### DATA EXCERPT

——

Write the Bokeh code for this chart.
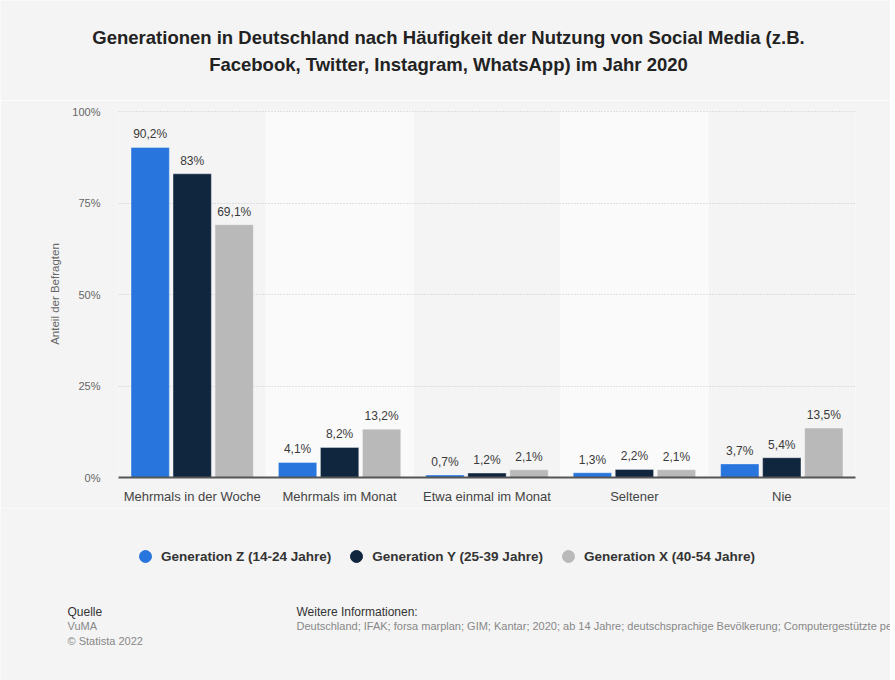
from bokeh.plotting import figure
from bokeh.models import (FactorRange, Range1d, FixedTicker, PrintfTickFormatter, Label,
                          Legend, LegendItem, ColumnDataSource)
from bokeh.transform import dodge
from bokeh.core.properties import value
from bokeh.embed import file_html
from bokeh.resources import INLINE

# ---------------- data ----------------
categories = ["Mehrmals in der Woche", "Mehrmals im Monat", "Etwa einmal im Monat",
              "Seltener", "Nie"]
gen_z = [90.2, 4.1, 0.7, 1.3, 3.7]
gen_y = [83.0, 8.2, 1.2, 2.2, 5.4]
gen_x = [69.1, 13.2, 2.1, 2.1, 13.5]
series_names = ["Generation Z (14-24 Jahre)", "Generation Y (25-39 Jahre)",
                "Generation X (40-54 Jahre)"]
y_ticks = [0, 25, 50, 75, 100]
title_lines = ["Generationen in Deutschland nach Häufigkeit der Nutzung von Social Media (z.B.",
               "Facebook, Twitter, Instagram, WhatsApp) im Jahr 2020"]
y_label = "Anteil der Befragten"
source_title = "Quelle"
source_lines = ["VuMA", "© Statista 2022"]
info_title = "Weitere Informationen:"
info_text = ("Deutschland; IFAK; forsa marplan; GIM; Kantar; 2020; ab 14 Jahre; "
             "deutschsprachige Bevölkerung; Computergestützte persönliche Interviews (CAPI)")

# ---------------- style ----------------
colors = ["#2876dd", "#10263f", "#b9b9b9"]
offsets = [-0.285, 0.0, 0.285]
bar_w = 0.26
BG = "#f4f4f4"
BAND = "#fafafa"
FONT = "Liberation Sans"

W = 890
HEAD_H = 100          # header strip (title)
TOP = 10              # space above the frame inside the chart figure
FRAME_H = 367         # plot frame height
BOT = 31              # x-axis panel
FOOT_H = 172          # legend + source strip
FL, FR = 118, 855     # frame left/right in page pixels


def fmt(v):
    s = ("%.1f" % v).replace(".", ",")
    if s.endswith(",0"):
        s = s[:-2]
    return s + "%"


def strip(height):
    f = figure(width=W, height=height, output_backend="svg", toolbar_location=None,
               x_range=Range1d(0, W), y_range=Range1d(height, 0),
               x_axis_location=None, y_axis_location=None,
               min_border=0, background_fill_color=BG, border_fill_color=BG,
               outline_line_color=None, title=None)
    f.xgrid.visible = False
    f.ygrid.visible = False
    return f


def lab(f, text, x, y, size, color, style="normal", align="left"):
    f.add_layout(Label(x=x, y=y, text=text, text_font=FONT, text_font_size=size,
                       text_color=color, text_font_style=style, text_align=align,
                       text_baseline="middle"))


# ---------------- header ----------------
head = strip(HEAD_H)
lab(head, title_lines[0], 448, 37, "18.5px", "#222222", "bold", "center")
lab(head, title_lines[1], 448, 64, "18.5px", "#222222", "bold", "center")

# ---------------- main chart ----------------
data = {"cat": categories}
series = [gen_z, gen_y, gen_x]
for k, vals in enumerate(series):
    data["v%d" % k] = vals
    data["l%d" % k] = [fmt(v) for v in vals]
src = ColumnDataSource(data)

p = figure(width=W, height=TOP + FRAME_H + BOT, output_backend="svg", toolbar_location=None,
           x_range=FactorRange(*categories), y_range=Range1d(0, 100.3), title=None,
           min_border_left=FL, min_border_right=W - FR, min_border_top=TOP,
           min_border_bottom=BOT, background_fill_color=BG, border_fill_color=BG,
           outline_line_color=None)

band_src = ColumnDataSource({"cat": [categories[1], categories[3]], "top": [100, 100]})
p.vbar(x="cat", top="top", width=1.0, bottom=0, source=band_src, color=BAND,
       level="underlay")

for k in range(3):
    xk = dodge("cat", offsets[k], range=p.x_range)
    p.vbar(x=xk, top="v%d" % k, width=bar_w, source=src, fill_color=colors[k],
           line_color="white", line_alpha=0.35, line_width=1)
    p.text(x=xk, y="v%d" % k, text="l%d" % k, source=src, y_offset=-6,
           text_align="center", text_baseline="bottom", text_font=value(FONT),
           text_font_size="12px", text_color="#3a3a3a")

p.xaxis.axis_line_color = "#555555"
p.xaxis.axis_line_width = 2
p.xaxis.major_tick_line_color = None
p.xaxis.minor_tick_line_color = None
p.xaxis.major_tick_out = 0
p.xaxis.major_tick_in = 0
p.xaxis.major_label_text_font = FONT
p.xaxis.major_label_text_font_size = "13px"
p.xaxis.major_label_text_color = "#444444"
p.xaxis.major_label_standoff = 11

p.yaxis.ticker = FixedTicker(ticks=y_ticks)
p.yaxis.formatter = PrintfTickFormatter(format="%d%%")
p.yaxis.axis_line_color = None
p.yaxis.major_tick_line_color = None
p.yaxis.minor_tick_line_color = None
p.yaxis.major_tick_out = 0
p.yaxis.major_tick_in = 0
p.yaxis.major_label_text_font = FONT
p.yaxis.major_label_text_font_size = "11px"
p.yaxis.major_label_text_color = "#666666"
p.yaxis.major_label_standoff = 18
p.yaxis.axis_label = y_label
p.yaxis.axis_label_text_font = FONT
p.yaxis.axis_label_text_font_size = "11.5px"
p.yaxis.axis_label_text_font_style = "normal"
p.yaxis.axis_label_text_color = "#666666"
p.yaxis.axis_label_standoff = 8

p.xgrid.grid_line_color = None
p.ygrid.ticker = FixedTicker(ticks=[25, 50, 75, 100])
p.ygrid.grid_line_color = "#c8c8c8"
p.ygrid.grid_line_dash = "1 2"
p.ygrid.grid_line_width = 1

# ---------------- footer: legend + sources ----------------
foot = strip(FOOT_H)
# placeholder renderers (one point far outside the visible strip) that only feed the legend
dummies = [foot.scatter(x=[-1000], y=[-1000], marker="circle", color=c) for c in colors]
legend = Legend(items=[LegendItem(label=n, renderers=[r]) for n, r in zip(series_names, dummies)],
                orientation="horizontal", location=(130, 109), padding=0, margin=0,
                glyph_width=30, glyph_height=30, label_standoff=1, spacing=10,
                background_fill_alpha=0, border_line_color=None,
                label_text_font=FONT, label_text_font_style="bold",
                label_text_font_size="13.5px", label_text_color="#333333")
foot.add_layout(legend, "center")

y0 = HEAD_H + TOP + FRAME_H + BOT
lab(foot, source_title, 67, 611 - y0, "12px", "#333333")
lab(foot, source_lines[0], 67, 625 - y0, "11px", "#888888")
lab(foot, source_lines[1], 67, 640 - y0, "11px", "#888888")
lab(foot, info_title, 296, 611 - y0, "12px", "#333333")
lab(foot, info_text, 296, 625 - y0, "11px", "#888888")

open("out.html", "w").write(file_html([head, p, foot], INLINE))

——

### WHAT YOU SHOULD DO
Omit each picture, then return all of the listing exactly as it stands.

### ANSWER BELOW
Write the Bokeh code for this chart.
from bokeh.plotting import figure
from bokeh.models import (FactorRange, Range1d, FixedTicker, PrintfTickFormatter, Label,
                          Legend, LegendItem, ColumnDataSource)
from bokeh.transform import dodge
from bokeh.core.properties import value
from bokeh.embed import file_html
from bokeh.resources import INLINE

# ---------------- data ----------------
categories = ["Mehrmals in der Woche", "Mehrmals im Monat", "Etwa einmal im Monat",
              "Seltener", "Nie"]
gen_z = [90.2, 4.1, 0.7, 1.3, 3.7]
gen_y = [83.0, 8.2, 1.2, 2.2, 5.4]
gen_x = [69.1, 13.2, 2.1, 2.1, 13.5]
series_names = ["Generation Z (14-24 Jahre)", "Generation Y (25-39 Jahre)",
                "Generation X (40-54 Jahre)"]
y_ticks = [0, 25, 50, 75, 100]
title_lines = ["Generationen in Deutschland nach Häufigkeit der Nutzung von Social Media (z.B.",
               "Facebook, Twitter, Instagram, WhatsApp) im Jahr 2020"]
y_label = "Anteil der Befragten"
source_title = "Quelle"
source_lines = ["VuMA", "© Statista 2022"]
info_title = "Weitere Informationen:"
info_text = ("Deutschland; IFAK; forsa marplan; GIM; Kantar; 2020; ab 14 Jahre; "
             "deutschsprachige Bevölkerung; Computergestützte persönliche Interviews (CAPI)")

# ---------------- style ----------------
colors = ["#2876dd", "#10263f", "#b9b9b9"]
offsets = [-0.285, 0.0, 0.285]
bar_w = 0.26
BG = "#f4f4f4"
BAND = "#fafafa"
FONT = "Liberation Sans"

W = 890
HEAD_H = 100          # header strip (title)
TOP = 10              # space above the frame inside the chart figure
FRAME_H = 367         # plot frame height
BOT = 31              # x-axis panel
FOOT_H = 172          # legend + source strip
FL, FR = 118, 855     # frame left/right in page pixels


def fmt(v):
    s = ("%.1f" % v).replace(".", ",")
    if s.endswith(",0"):
        s = s[:-2]
    return s + "%"


def strip(height):
    f = figure(width=W, height=height, output_backend="svg", toolbar_location=None,
               x_range=Range1d(0, W), y_range=Range1d(height, 0),
               x_axis_location=None, y_axis_location=None,
               min_border=0, background_fill_color=BG, border_fill_color=BG,
               outline_line_color=None, title=None)
    f.xgrid.visible = False
    f.ygrid.visible = False
    return f


def lab(f, text, x, y, size, color, style="normal", align="left"):
    f.add_layout(Label(x=x, y=y, text=text, text_font=FONT, text_font_size=size,
                       text_color=color, text_font_style=style, text_align=align,
                       text_baseline="middle"))


# ---------------- header ----------------
head = strip(HEAD_H)
lab(head, title_lines[0], 448, 37, "18.5px", "#222222", "bold", "center")
lab(head, title_lines[1], 448, 64, "18.5px", "#222222", "bold", "center")

# ---------------- main chart ----------------
data = {"cat": categories}
series = [gen_z, gen_y, gen_x]
for k, vals in enumerate(series):
    data["v%d" % k] = vals
    data["l%d" % k] = [fmt(v) for v in vals]
src = ColumnDataSource(data)

p = figure(width=W, height=TOP + FRAME_H + BOT, output_backend="svg", toolbar_location=None,
           x_range=FactorRange(*categories), y_range=Range1d(0, 100.3), title=None,
           min_border_left=FL, min_border_right=W - FR, min_border_top=TOP,
           min_border_bottom=BOT, background_fill_color=BG, border_fill_color=BG,
           outline_line_color=None)

band_src = ColumnDataSource({"cat": [categories[1], categories[3]], "top": [100, 100]})
p.vbar(x="cat", top="top", width=1.0, bottom=0, source=band_src, color=BAND,
       level="underlay")

for k in range(3):
    xk = dodge("cat", offsets[k], range=p.x_range)
    p.vbar(x=xk, top="v%d" % k, width=bar_w, source=src, fill_color=colors[k],
           line_color="white", line_alpha=0.35, line_width=1)
    p.text(x=xk, y="v%d" % k, text="l%d" % k, source=src, y_offset=-6,
           text_align="center", text_baseline="bottom", text_font=value(FONT),
           text_font_size="12px", text_color="#3a3a3a")

p.xaxis.axis_line_color = "#555555"
p.xaxis.axis_line_width = 2
p.xaxis.major_tick_line_color = None
p.xaxis.minor_tick_line_color = None
p.xaxis.major_tick_out = 0
p.xaxis.major_tick_in = 0
p.xaxis.major_label_text_font = FONT
p.xaxis.major_label_text_font_size = "13px"
p.xaxis.major_label_text_color = "#444444"
p.xaxis.major_label_standoff = 11

p.yaxis.ticker = FixedTicker(ticks=y_ticks)
p.yaxis.formatter = PrintfTickFormatter(format="%d%%")
p.yaxis.axis_line_color = None
p.yaxis.major_tick_line_color = None
p.yaxis.minor_tick_line_color = None
p.yaxis.major_tick_out = 0
p.yaxis.major_tick_in = 0
p.yaxis.major_label_text_font = FONT
p.yaxis.major_label_text_font_size = "11px"
p.yaxis.major_label_text_color = "#666666"
p.yaxis.major_label_standoff = 18
p.yaxis.axis_label = y_label
p.yaxis.axis_label_text_font = FONT
p.yaxis.axis_label_text_font_size = "11.5px"
p.yaxis.axis_label_text_font_style = "normal"
p.yaxis.axis_label_text_color = "#666666"
p.yaxis.axis_label_standoff = 8

p.xgrid.grid_line_color = None
p.ygrid.ticker = FixedTicker(ticks=[25, 50, 75, 100])
p.ygrid.grid_line_color = "#c8c8c8"
p.ygrid.grid_line_dash = "1 2"
p.ygrid.grid_line_width = 1

# ---------------- footer: legend + sources ----------------
foot = strip(FOOT_H)
# placeholder renderers (one point far outside the visible strip) that only feed the legend
dummies = [foot.scatter(x=[-1000], y=[-1000], marker="circle", color=c) for c in colors]
legend = Legend(items=[LegendItem(label=n, renderers=[r]) for n, r in zip(series_names, dummies)],
                orientation="horizontal", location=(130, 109), padding=0, margin=0,
                glyph_width=30, glyph_height=30, label_standoff=1, spacing=10,
                background_fill_alpha=0, border_line_color=None,
                label_text_font=FONT, label_text_font_style="bold",
                label_text_font_size="13.5px", label_text_color="#333333")
foot.add_layout(legend, "center")

y0 = HEAD_H + TOP + FRAME_H + BOT
lab(foot, source_title, 67, 611 - y0, "12px", "#333333")
lab(foot, source_lines[0], 67, 625 - y0, "11px", "#888888")
lab(foot, source_lines[1], 67, 640 - y0, "11px", "#888888")
lab(foot, info_title, 296, 611 - y0, "12px", "#333333")
lab(foot, info_text, 296, 625 - y0, "11px", "#888888")

open("out.html", "w").write(file_html([head, p, foot], INLINE))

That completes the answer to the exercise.